[Records from a collection]
--- START ---

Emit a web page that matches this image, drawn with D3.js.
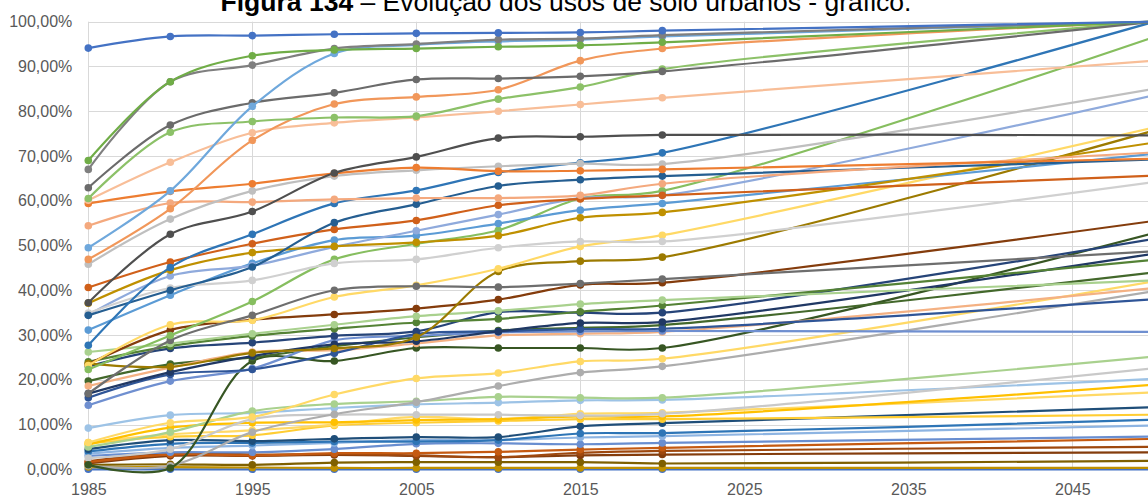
<!DOCTYPE html>
<html>
<head>
<meta charset="utf-8">
<script src="https://cdn.jsdelivr.net/npm/d3@7"></script>
<style>
  html, body { margin: 0; padding: 0; background: #fff; overflow: hidden; }
  svg { display: block; font-family: "Liberation Sans", Arial, sans-serif; }
</style>
</head>
<body>
<div id="chart"></div>
<script>
// anos com dados (o último ponto é a projeção para 2050)
var years = [1985, 1990, 1995, 2000, 2005, 2010, 2015, 2020, 2050];
var xTicks = [1985, 1995, 2005, 2015, 2025, 2035, 2045];
var yTicks = [0, 10, 20, 30, 40, 50, 60, 70, 80, 90, 100];

// valores (%) de cada uso do solo
var serie01 = [94.1, 96.7, 96.9, 97.2, 97.4, 97.5, 97.6, 98.0, 100];
var serie02 = [69.0, 86.6, 92.4, 93.7, 94.0, 94.4, 94.7, 95.4, 100];
var serie03 = [67.0, 86.6, 90.3, 94.0, 95.0, 96.0, 96.2, 97.0, 100];
var serie04 = [49.5, 62.2, 81.1, 92.9, 94.8, 95.6, 96.0, 96.7, 100];
var serie05 = [62.9, 76.9, 81.9, 84.1, 87.1, 87.3, 87.8, 88.9, 100];
var serie06 = [60.5, 75.3, 77.7, 78.6, 78.9, 82.7, 85.4, 89.4, 100];
var serie07 = [46.9, 58.2, 73.5, 81.6, 83.2, 84.8, 91.3, 94.0, 100];
var serie08 = [60.1, 68.6, 75.2, 77.4, 78.6, 80.0, 81.5, 83.0, 91.3];
var serie09 = [37.2, 52.5, 57.6, 66.2, 69.8, 74.0, 74.3, 74.7, 74.6];
var serie10 = [59.4, 62.1, 63.8, 66.1, 67.4, 66.6, 66.7, 67.0, 69.4];
var serie11 = [45.8, 55.9, 62.2, 65.5, 66.8, 67.7, 68.3, 68.2, 85.0];
var serie12 = [54.4, 59.5, 59.7, 60.3, 60.6, 60.6, 61.2, 63.8, 70.8];
var serie13 = [27.7, 45.1, 52.5, 59.4, 62.3, 66.3, 68.5, 70.7, 100];
var serie14 = [34.4, 40.0, 45.2, 55.1, 59.2, 63.3, 64.7, 65.5, 69.2];
var serie15 = [40.6, 46.3, 50.4, 53.6, 55.6, 59.0, 60.4, 61.2, 65.6];
var serie16 = [37.1, 44.5, 48.4, 49.8, 50.7, 52.2, 56.2, 57.4, 73.0];
var serie17 = [34.9, 40.5, 42.2, 46.0, 46.9, 49.5, 50.9, 50.9, 64.2];
var serie18 = [34.5, 43.2, 45.5, 49.7, 53.3, 56.9, 60.6, 61.2, 83.6];
var serie19 = [31.1, 38.9, 46.0, 51.2, 52.2, 54.9, 57.9, 59.4, 70.5];
var serie20 = [22.3, 29.9, 37.5, 46.9, 50.4, 53.4, 60.5, 62.2, 96.6];
var serie21 = [16.9, 28.8, 34.4, 40.0, 40.9, 40.7, 41.5, 42.5, 48.7];
var serie22 = [23.2, 32.3, 33.3, 38.5, 41.1, 44.8, 49.8, 52.3, 76.4];
var serie23 = [23.6, 22.9, 26.0, 27.0, 29.5, 44.2, 46.5, 47.4, 75.7];
var serie24 = [23.5, 31.1, 33.4, 34.6, 35.9, 37.9, 41.2, 41.7, 55.5];
var serie25 = [26.2, 28.1, 30.3, 32.3, 34.2, 35.4, 36.9, 37.8, 42.2];
var serie26 = [24.0, 27.5, 29.8, 31.4, 32.8, 33.6, 35.2, 36.6, 46.8];
var serie27 = [23.0, 27.0, 28.3, 29.8, 30.8, 35.1, 35.0, 35.0, 51.5];
var serie28 = [16.9, 21.7, 25.3, 27.9, 28.6, 30.8, 32.7, 32.9, 48.2];
var serie29 = [16.0, 21.2, 22.3, 25.9, 30.2, 30.8, 31.3, 31.4, 38.0];
var serie30 = [14.3, 19.7, 22.5, 28.8, 29.8, 30.6, 30.8, 30.9, 30.7];
var serie31 = [18.6, 22.7, 26.2, 26.6, 28.1, 29.9, 30.3, 30.7, 40.5];
var serie32 = [19.7, 23.5, 25.0, 27.5, 29.5, 31.0, 31.6, 32.2, 44.0];
var serie33 = [1.0, 0.3, 24.2, 24.2, 27.1, 27.1, 27.1, 27.1, 52.8];
var serie34 = [6.0, 10.4, 11.7, 16.7, 20.3, 21.5, 24.1, 24.7, 42.0];
var serie35 = [0.8, 0.8, 8.3, 12.3, 15.0, 18.6, 21.6, 23.0, 39.8];
var serie36 = [2.5, 4.5, 11.2, 12.2, 12.2, 12.2, 12.0, 12.4, 22.6];
var serie37 = [5.0, 8.3, 13.0, 14.6, 15.2, 16.2, 16.0, 16.0, 25.2];
var serie38 = [9.2, 12.1, 12.6, 13.7, 14.5, 14.9, 15.4, 15.5, 20.2];
var serie39 = [5.5, 9.3, 10.4, 10.5, 11.0, 11.2, 11.8, 11.8, 18.9];
var serie40 = [6.0, 7.8, 8.7, 10.0, 11.7, 11.2, 12.4, 12.6, 17.2];
var serie41 = [5.8, 7.3, 7.6, 9.8, 10.4, 10.8, 11.2, 11.2, 12.2];
var serie42 = [4.5, 6.5, 6.3, 6.8, 7.2, 7.2, 9.6, 10.3, 13.9];
var serie43 = [4.0, 5.7, 5.9, 6.2, 6.2, 6.5, 8.0, 8.1, 11.1];
var serie44 = [3.5, 4.8, 5.3, 5.9, 6.5, 6.5, 7.1, 7.4, 9.8];
var serie45 = [3.0, 3.8, 3.8, 4.5, 5.7, 5.8, 5.6, 5.9, 7.3];
var serie46 = [1.6, 3.3, 3.1, 3.6, 3.6, 3.9, 4.4, 4.8, 6.8];
var serie47 = [1.8, 3.6, 3.3, 3.4, 3.1, 2.7, 3.7, 4.1, 5.0];
var serie48 = [1.3, 3.0, 3.0, 3.2, 3.0, 2.7, 3.1, 3.3, 3.8];
var serie49 = [1.0, 1.1, 1.0, 1.5, 1.6, 1.6, 1.6, 1.3, 1.9];
var serie50 = [0.5, 0.5, 0.4, 0.3, 0.3, 0.3, 0.3, 0.3, 0.3];
var serie51 = [0, 0, 0, 0, 0, 0, 0, 0, 0];

var allSeries = [serie51, serie50, serie49, serie48, serie47, serie46, serie45, serie44, serie43, serie42,
  serie41, serie40, serie39, serie38, serie37, serie36, serie35, serie34, serie33, serie32,
  serie31, serie30, serie29, serie28, serie27, serie26, serie25, serie24, serie23, serie22,
  serie21, serie20, serie19, serie18, serie17, serie16, serie15, serie14, serie13, serie12,
  serie11, serie10, serie09, serie08, serie07, serie06, serie05, serie04, serie03, serie02, serie01];

var colors = ["#4472C4", "#BF9000", "#7F6000", "#843C0C", "#9E480E", "#C55A11", "#698ED0", "#8DB4E2", "#2E75B6", "#1F4E79",
  "#FFCD33", "#FFD966", "#FFC000", "#9DC3E6", "#A9D18E", "#C9C9C9", "#ADADAD", "#FFD966", "#375623", "#43682B",
  "#F4B183", "#6F8FD0", "#2F5597", "#203864", "#264478", "#548235", "#A9D18E", "#843C0C", "#9C7A00", "#FFD966",
  "#6E6E6E", "#86BE5F", "#5B9BD5", "#8FAADC", "#D0D0D0", "#BF9000", "#D0601A", "#255E91", "#2E75B6", "#F4A97E",
  "#BFBFBF", "#ED7D31", "#4F4F4F", "#F8BE98", "#F1975A", "#8CC168", "#6B6B6B", "#6FA8DC", "#7F7F7F", "#70AD47", "#4472C4"];

var width = 1148, height = 497;

var svg = d3.select("#chart").append("svg")
  .attr("width", width)
  .attr("height", height);

var x = d3.scaleLinear().domain([1985, 2050]).range([88.3, 1154.3]);
var y = d3.scaleLinear().domain([0, 100]).range([469.3, 21.7]);

// grelha
svg.append("g").selectAll("line.h")
  .data(yTicks).enter().append("line")
  .attr("x1", x(1985)).attr("x2", width)
  .attr("y1", d => Math.round(y(d)) + 0.5).attr("y2", d => Math.round(y(d)) + 0.5)
  .attr("stroke", "#D9D9D9").attr("stroke-width", 1);

svg.append("g").selectAll("line.v")
  .data(xTicks).enter().append("line")
  .attr("x1", d => Math.round(x(d)) + 0.5).attr("x2", d => Math.round(x(d)) + 0.5)
  .attr("y1", y(100)).attr("y2", y(0))
  .attr("stroke", "#D9D9D9").attr("stroke-width", 1);

// eixos
var yAxis = d3.axisLeft(y).tickValues(yTicks).tickSize(0).tickPadding(16)
  .tickFormat(d => d.toFixed(2).replace(".", ",") + "%");
var gy = svg.append("g").attr("transform", "translate(" + x(1985) + ",0)").call(yAxis);
gy.select(".domain").remove();
gy.selectAll("text").style("font-size", "16px").attr("fill", "#595959");

var xAxis = d3.axisBottom(x).tickValues(xTicks).tickSize(0).tickPadding(14).tickFormat(d3.format("d"));
var gx = svg.append("g").attr("transform", "translate(0," + y(0) + ")").call(xAxis);
gx.select(".domain").remove();
gx.selectAll("text").style("font-size", "16px").attr("fill", "#595959");

// linhas
var line = d3.line()
  .x((d, i) => x(years[i]))
  .y(d => y(d))
  .curve(d3.curveCatmullRom.alpha(0.5));

var g = svg.append("g");
allSeries.forEach(function (s, k) {
  g.append("path")
    .attr("d", line(s))
    .attr("fill", "none")
    .attr("stroke", colors[k])
    .attr("stroke-width", 2.2);
  g.selectAll(null)
    .data(s).enter().append("circle")
    .attr("cx", (d, i) => x(years[i]))
    .attr("cy", d => y(d))
    .attr("r", 3.8)
    .attr("fill", colors[k]);
});

// título
var title = svg.append("text")
  .attr("x", 566).attr("y", 11)
  .attr("text-anchor", "middle")
  .style("font-size", "26.5px")
  .attr("fill", "#000");
title.append("tspan").style("font-weight", "bold").text("Figura 134");
title.append("tspan").text(" \u2013 Evolução dos usos de solo urbanos - gráfico.");
</script>
</body>
</html>
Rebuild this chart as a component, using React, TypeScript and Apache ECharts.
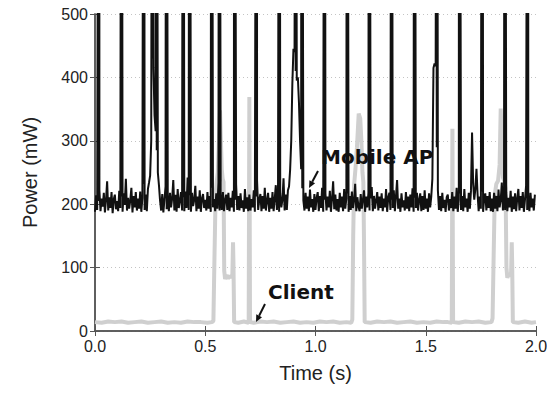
import React, { useEffect, useRef } from "react";
import * as echarts from "echarts";

// Mobile AP power (mW), sampled every 5 ms from 0.000 s (one row = 0.1 s)
const apSampleStep = 0.005;
const apPower: number[] = [
  188,214,191,205,222,189,209,196,218,187,207,236,190,211,194,219,186,208,215,192,
  205,189,221,194,212,188,217,199,240,190,210,193,206,226,187,213,195,219,190,209,
  193,220,188,210,232,191,215,189,224,234,245,300,430,415,340,315,285,250,230,206,
  190,216,187,207,228,192,213,189,218,195,209,238,190,215,188,224,194,206,219,190,
  211,189,220,194,242,191,214,188,218,197,207,229,189,212,193,222,188,209,216,194,
  207,190,219,193,213,188,226,195,208,189,217,193,234,190,212,191,219,189,207,215,
  191,218,189,210,195,221,188,207,231,191,213,190,217,194,206,188,224,193,211,189,
  215,190,208,195,222,188,212,237,191,207,216,189,213,193,226,190,206,218,188,210,
  193,219,189,208,230,191,213,188,217,195,207,241,190,215,191,222,228,255,300,390,
  445,440,410,395,400,360,300,255,225,206,190,218,193,212,189,223,195,208,188,216,
  191,210,219,189,213,194,226,188,207,217,190,212,195,221,188,209,236,192,215,190,
  208,188,218,195,212,189,224,193,209,217,188,213,191,220,194,206,232,189,211,196,
  189,216,193,207,222,188,212,195,218,190,209,227,189,213,193,206,219,190,212,194,
  217,189,209,195,224,188,211,218,191,207,194,222,189,213,238,193,209,188,217,195,
  206,190,219,193,212,189,215,195,225,188,210,194,218,190,207,217,189,213,191,222,
  193,209,188,217,195,212,240,415,422,418,290,222,191,213,189,218,194,207,188,211,
  215,190,208,194,219,189,212,193,226,188,207,217,191,213,189,224,195,209,188,218,
  193,221,313,232,207,224,256,216,189,212,193,220,188,209,217,190,213,194,219,189,
  209,188,218,193,213,189,223,195,207,234,190,214,191,219,189,210,195,221,188,212,
  192,217,189,209,224,190,213,194,219,188,207,229,191,212,189,218,195,209,190,215,
];

// Beacon spikes of the Mobile AP (s); they go far above the 500 mW top
const apSpikeTimes: number[] = [
  0.017, 0.120, 0.221, 0.260, 0.279, 0.324, 0.400, 0.429, 0.529, 0.564, 0.633,
  0.732, 0.836, 0.910, 0.938, 1.041, 1.144, 1.244, 1.345, 1.449, 1.550, 1.653,
  1.756, 1.859, 1.962,
];
const apSpikePeak = 900;
const apSpikeHalfWidth = 0.0025;

// Client power (mW)
const clientTime: number[] = [
  0, 0.03, 0.06, 0.09, 0.12, 0.15, 0.18, 0.21, 0.24, 0.27, 0.30, 0.33, 0.36, 0.39, 0.42, 0.45, 0.48, 0.51, 0.53,
  0.537, 0.542, 0.547, 0.552, 0.557, 0.562, 0.567, 0.571, 0.575, 0.579, 0.583, 0.586, 0.590, 0.597, 0.604, 0.611, 0.618, 0.623, 0.626, 0.628, 0.631,
  0.65, 0.675, 0.697, 0.700, 0.703, 0.72, 0.75, 0.78, 0.81, 0.84, 0.87, 0.90, 0.93, 0.96, 0.99, 1.02, 1.05, 1.08, 1.11, 1.14, 1.162,
  1.167, 1.171, 1.175, 1.181, 1.188, 1.196, 1.203, 1.208, 1.213, 1.217, 1.220, 1.223,
  1.25, 1.28, 1.31, 1.34, 1.37, 1.40, 1.43, 1.46, 1.49, 1.52, 1.55, 1.58, 1.60, 1.618, 1.621, 1.624, 1.65, 1.68, 1.71, 1.74, 1.77, 1.798,
  1.803, 1.808, 1.813, 1.820, 1.828, 1.835, 1.840, 1.845, 1.850, 1.857, 1.862, 1.866, 1.870, 1.876, 1.882, 1.887, 1.890, 1.892, 1.895,
  1.92, 1.95, 1.98, 2.0,
];
const clientPower: number[] = [
  14, 13, 15, 14, 15, 13, 14, 15, 13, 14, 15, 13, 14, 13, 15, 14, 14, 13, 14,
  16, 120, 215, 235, 250, 300, 348, 300, 255, 240, 235, 95, 82, 88, 83, 87, 84, 90, 140, 105, 14,
  13, 15, 13, 369, 14, 13, 15, 14, 15, 13, 14, 15, 13, 14, 13, 15, 14, 15, 13, 14, 13,
  18, 150, 230, 255, 290, 343, 335, 300, 250, 235, 140, 14,
  13, 15, 14, 15, 13, 14, 15, 13, 14, 13, 15, 14, 14, 13, 319, 14, 13, 15, 14, 15, 13, 14,
  20, 120, 215, 232, 237, 262, 351, 300, 242, 236, 225, 100, 84, 90, 86, 92, 140, 105, 14,
  13, 15, 13, 14,
];

const xTicks = { min: 0, max: 2, interval: 0.5 };
const yTicks = { min: 0, max: 500, interval: 100 };

const FONT = "'Liberation Sans', Arial, sans-serif";
const AXIS_COLOR = "#555";

function arrow(x1: number, y1: number, x2: number, y2: number) {
  const dx = x2 - x1;
  const dy = y2 - y1;
  const len = Math.hypot(dx, dy);
  const ux = dx / len;
  const uy = dy / len;
  const hl = 7;
  const hw = 3.2;
  const bx = x2 - ux * hl;
  const by = y2 - uy * hl;
  return [
    {
      type: "line",
      shape: { x1, y1, x2: bx, y2: by },
      style: { stroke: "#111", lineWidth: 2 },
    },
    {
      type: "polygon",
      shape: {
        points: [
          [x2, y2],
          [bx - uy * hw, by + ux * hw],
          [bx + uy * hw, by - ux * hw],
        ],
      },
      style: { fill: "#111" },
    },
  ];
}

export default function App() {
  const ref = useRef<HTMLDivElement>(null);

  useEffect(() => {
    if (!ref.current) return;
    const chart = echarts.init(ref.current, null, { renderer: "svg" });

    const apData: number[][] = apPower.map((v, i) => [+(i * apSampleStep).toFixed(3), v]);
    apSpikeTimes.forEach((t) => {
      apData.push([t - apSpikeHalfWidth, apSpikePeak]);
      apData.push([t + apSpikeHalfWidth, apSpikePeak]);
    });
    apData.sort((a, b) => a[0] - b[0]);

    const clientData = clientTime.map((t, i) => [t, clientPower[i]]);

    const axisLine = { show: true, lineStyle: { color: AXIS_COLOR, width: 1.5 } };
    const axisTick = { show: true, inside: true, length: 5, lineStyle: { color: AXIS_COLOR, width: 1 } };

    chart.setOption({
      animation: false,
      backgroundColor: "#fff",
      grid: { left: 95, right: 19, top: 14, bottom: 64, containLabel: false },
      xAxis: [
        {
          type: "value",
          position: "bottom",
          ...xTicks,
          axisLine,
          axisTick,
          splitLine: { show: false },
          axisLabel: {
            fontFamily: FONT,
            fontSize: 16,
            color: "#222",
            margin: 7,
            formatter: (v: number) => v.toFixed(1),
          },
          name: "Time (s)",
          nameLocation: "middle",
          nameGap: 32,
          nameTextStyle: { fontFamily: FONT, fontSize: 20, color: "#222" },
        },
        {
          type: "value",
          position: "top",
          ...xTicks,
          axisLine,
          axisTick,
          splitLine: { show: false },
          axisLabel: { show: false },
        },
      ],
      yAxis: [
        {
          type: "value",
          position: "left",
          ...yTicks,
          axisLine,
          axisTick,
          splitLine: { show: true, lineStyle: { color: "#c4c4c4", type: [1, 3], width: 1 } },
          axisLabel: { fontFamily: FONT, fontSize: 16, color: "#222", margin: 7 },
          name: "Power (mW)",
          nameLocation: "middle",
          nameGap: 55,
          nameRotate: 90,
          nameTextStyle: { fontFamily: FONT, fontSize: 20, color: "#222" },
        },
        {
          type: "value",
          position: "right",
          ...yTicks,
          axisLine,
          axisTick,
          splitLine: { show: false },
          axisLabel: { show: false },
        },
      ],
      series: [
        {
          name: "Client",
          type: "line",
          xAxisIndex: 0,
          yAxisIndex: 0,
          data: clientData,
          showSymbol: false,
          symbol: "none",
          clip: true,
          lineStyle: { color: "#cfcfcf", width: 4 },
          z: 2,
        },
        {
          name: "Mobile AP",
          type: "line",
          xAxisIndex: 0,
          yAxisIndex: 0,
          data: apData,
          showSymbol: false,
          symbol: "none",
          clip: true,
          lineStyle: { color: "#111", width: 2 },
          z: 3,
        },
      ],
      graphic: [
        {
          type: "text",
          x: 321,
          y: 157,
          style: {
            text: "Mobile AP",
            font: "bold 20px 'DejaVu Sans', sans-serif",
            fill: "#111",
            textVerticalAlign: "middle",
            verticalAlign: "middle",
          },
          z: 10,
        },
        ...arrow(318, 171, 309, 188).map((g) => ({ ...g, z: 10 })),
        {
          type: "text",
          x: 268,
          y: 292,
          style: {
            text: "Client",
            font: "bold 20px 'DejaVu Sans', sans-serif",
            fill: "#111",
            textVerticalAlign: "middle",
            verticalAlign: "middle",
          },
          z: 10,
        },
        ...arrow(265, 304, 256, 322).map((g) => ({ ...g, z: 10 })),
      ],
    });

    return () => chart.dispose();
  }, []);

  return <div ref={ref} style={{ width: 555, height: 395, margin: -8 }} />;
}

--- END ---

Check each line of the records above for "this", and copy those that have it.

Emit a web page that matches this image, drawn with D3.js.
Rebuild this chart as a component, using React, TypeScript and Apache ECharts.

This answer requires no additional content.